● Data shown:
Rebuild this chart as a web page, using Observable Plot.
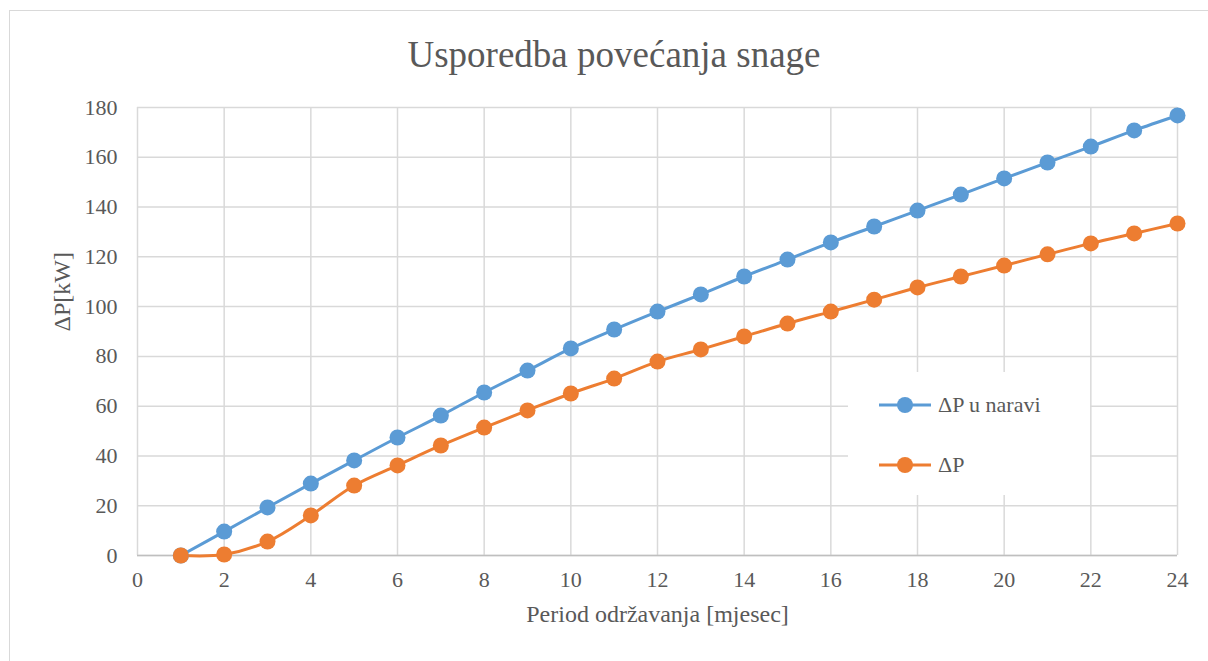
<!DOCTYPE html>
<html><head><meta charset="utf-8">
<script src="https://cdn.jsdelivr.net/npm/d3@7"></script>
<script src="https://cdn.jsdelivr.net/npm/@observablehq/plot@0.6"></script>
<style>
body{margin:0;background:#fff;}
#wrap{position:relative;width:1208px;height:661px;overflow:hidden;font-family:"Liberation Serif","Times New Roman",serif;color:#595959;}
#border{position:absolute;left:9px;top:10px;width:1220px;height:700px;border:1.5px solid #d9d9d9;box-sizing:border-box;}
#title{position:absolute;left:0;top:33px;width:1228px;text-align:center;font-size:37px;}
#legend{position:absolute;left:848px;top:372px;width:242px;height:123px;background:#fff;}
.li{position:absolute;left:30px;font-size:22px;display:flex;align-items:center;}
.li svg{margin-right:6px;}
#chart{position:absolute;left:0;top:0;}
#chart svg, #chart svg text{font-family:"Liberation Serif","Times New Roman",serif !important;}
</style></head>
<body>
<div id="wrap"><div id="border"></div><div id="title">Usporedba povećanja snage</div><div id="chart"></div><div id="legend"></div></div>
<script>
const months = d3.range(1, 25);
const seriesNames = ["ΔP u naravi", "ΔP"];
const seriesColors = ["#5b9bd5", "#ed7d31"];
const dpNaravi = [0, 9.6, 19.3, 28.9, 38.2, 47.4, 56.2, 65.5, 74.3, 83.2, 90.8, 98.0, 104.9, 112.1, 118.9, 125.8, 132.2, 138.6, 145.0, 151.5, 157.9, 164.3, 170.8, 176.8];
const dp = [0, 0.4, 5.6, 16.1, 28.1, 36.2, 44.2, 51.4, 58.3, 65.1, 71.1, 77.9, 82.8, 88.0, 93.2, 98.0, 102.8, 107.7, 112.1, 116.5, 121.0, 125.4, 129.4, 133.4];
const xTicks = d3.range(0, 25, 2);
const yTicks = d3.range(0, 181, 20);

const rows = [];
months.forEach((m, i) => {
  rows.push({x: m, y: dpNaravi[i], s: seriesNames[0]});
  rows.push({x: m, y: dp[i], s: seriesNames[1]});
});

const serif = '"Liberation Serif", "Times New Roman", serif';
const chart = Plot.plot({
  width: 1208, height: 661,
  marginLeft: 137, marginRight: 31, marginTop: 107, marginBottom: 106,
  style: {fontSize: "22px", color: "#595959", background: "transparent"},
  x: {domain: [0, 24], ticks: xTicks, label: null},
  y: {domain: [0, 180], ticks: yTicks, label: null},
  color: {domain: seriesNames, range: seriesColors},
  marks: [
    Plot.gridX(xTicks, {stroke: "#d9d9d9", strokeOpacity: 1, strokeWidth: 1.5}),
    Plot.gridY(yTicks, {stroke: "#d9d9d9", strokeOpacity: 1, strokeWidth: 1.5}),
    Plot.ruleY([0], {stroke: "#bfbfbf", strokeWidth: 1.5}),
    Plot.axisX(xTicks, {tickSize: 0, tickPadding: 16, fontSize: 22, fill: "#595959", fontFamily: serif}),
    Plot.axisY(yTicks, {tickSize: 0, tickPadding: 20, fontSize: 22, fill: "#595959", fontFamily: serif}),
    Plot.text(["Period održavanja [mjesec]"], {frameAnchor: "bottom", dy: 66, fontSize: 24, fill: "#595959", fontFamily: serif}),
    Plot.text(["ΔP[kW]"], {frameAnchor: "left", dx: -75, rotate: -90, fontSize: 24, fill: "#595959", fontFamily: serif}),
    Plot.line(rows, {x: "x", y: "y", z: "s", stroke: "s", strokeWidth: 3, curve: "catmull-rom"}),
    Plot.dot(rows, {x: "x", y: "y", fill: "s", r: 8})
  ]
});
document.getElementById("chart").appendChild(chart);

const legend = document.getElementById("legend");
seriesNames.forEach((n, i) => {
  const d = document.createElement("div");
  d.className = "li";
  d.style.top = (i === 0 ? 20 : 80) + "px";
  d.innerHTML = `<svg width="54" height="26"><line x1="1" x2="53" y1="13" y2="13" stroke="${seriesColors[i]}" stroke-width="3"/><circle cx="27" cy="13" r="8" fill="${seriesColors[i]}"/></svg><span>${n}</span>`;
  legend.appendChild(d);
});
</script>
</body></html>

---

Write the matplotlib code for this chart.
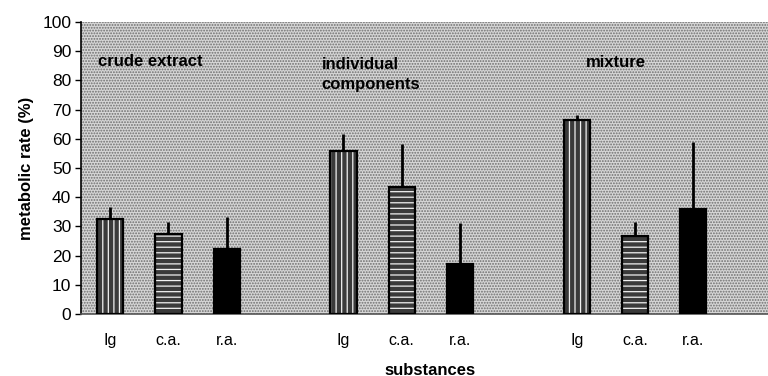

...

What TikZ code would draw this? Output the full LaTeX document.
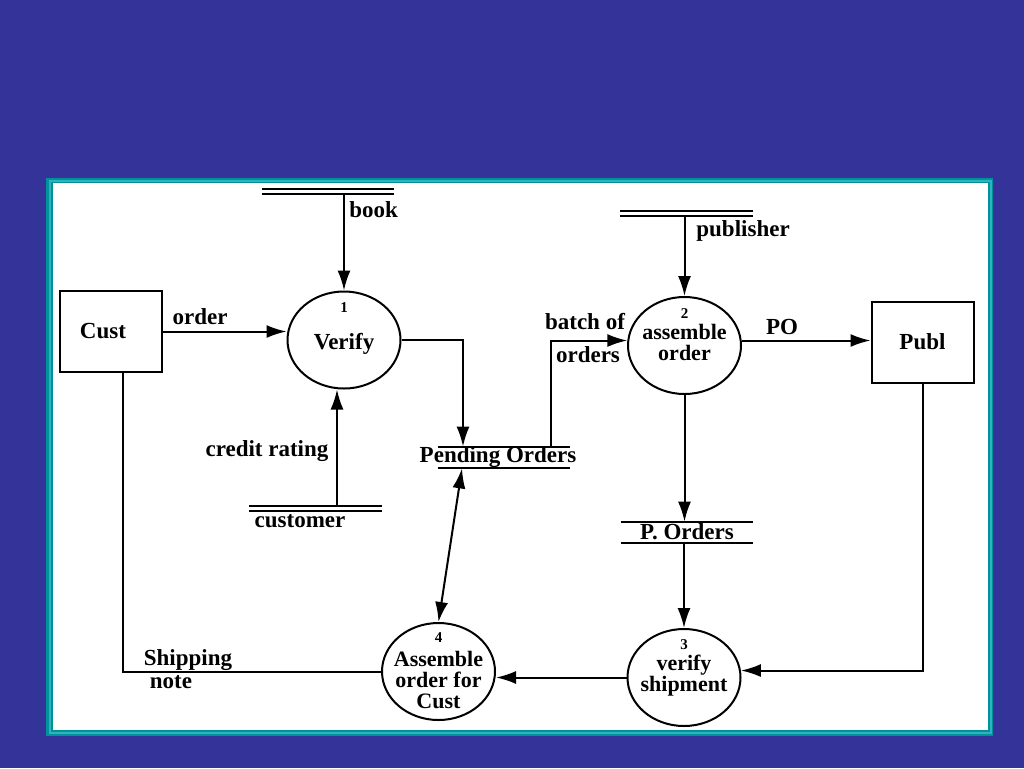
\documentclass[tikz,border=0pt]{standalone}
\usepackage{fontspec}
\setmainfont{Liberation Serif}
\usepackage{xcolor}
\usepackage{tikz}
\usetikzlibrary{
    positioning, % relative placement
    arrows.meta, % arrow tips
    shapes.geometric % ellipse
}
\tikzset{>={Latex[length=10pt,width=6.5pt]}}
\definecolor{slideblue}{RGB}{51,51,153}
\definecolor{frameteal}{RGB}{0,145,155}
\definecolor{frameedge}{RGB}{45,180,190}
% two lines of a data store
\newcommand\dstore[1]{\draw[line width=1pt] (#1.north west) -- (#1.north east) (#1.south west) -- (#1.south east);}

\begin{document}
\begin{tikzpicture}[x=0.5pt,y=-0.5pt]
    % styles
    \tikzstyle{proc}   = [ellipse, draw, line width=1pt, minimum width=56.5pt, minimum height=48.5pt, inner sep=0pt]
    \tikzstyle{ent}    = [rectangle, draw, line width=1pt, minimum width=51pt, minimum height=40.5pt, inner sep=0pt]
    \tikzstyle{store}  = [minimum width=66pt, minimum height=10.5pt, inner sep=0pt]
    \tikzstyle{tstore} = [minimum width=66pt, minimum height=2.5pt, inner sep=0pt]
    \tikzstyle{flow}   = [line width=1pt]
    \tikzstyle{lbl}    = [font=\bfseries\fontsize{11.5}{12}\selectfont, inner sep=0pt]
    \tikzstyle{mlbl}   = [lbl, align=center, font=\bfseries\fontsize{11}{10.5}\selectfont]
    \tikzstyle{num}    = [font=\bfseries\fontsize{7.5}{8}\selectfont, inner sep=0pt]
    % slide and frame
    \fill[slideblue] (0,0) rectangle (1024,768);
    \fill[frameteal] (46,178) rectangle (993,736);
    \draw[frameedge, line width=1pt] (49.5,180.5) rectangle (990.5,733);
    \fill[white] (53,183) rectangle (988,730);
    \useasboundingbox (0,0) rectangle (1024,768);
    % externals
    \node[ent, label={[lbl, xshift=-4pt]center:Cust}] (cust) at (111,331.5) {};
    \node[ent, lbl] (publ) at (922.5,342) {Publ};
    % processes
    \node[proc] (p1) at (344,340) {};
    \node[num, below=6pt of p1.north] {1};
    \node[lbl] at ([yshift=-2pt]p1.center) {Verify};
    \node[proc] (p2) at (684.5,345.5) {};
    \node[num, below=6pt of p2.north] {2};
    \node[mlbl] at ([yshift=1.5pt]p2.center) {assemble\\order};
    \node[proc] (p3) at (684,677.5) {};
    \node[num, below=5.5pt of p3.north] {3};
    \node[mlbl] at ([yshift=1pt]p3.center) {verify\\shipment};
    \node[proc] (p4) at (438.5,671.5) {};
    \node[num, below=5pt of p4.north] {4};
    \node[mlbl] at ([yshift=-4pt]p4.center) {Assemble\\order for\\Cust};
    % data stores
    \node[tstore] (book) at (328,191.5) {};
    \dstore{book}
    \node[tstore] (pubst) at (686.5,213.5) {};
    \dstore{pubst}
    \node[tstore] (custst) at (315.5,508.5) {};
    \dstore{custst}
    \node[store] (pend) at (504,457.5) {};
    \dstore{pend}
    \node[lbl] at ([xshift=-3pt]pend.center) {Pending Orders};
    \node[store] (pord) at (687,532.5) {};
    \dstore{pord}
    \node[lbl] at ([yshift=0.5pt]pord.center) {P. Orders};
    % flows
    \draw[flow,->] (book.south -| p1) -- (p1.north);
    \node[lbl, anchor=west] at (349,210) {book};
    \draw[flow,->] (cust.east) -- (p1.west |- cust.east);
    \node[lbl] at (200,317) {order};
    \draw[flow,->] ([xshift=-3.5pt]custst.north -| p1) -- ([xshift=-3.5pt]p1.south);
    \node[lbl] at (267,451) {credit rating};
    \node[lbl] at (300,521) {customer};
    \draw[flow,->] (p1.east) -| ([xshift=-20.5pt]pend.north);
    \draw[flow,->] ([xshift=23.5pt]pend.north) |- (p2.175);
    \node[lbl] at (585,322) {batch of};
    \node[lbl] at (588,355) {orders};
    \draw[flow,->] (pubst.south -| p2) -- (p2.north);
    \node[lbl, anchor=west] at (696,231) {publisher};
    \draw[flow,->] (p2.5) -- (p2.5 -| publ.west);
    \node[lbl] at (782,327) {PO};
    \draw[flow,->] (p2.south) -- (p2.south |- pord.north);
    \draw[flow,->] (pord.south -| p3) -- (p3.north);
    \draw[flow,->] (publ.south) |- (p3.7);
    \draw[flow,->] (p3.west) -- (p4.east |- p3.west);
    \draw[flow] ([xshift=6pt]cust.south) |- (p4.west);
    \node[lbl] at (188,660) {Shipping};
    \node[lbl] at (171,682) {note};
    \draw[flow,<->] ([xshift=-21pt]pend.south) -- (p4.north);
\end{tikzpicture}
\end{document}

● Exercise: From the data above, copy out every line with the string "this" in it.

● Complete response:
Rebuild this chart as a web page, using Observable Plot.
Write the matplotlib code for this chart.
What TikZ code would draw this? Output the full LaTeX document.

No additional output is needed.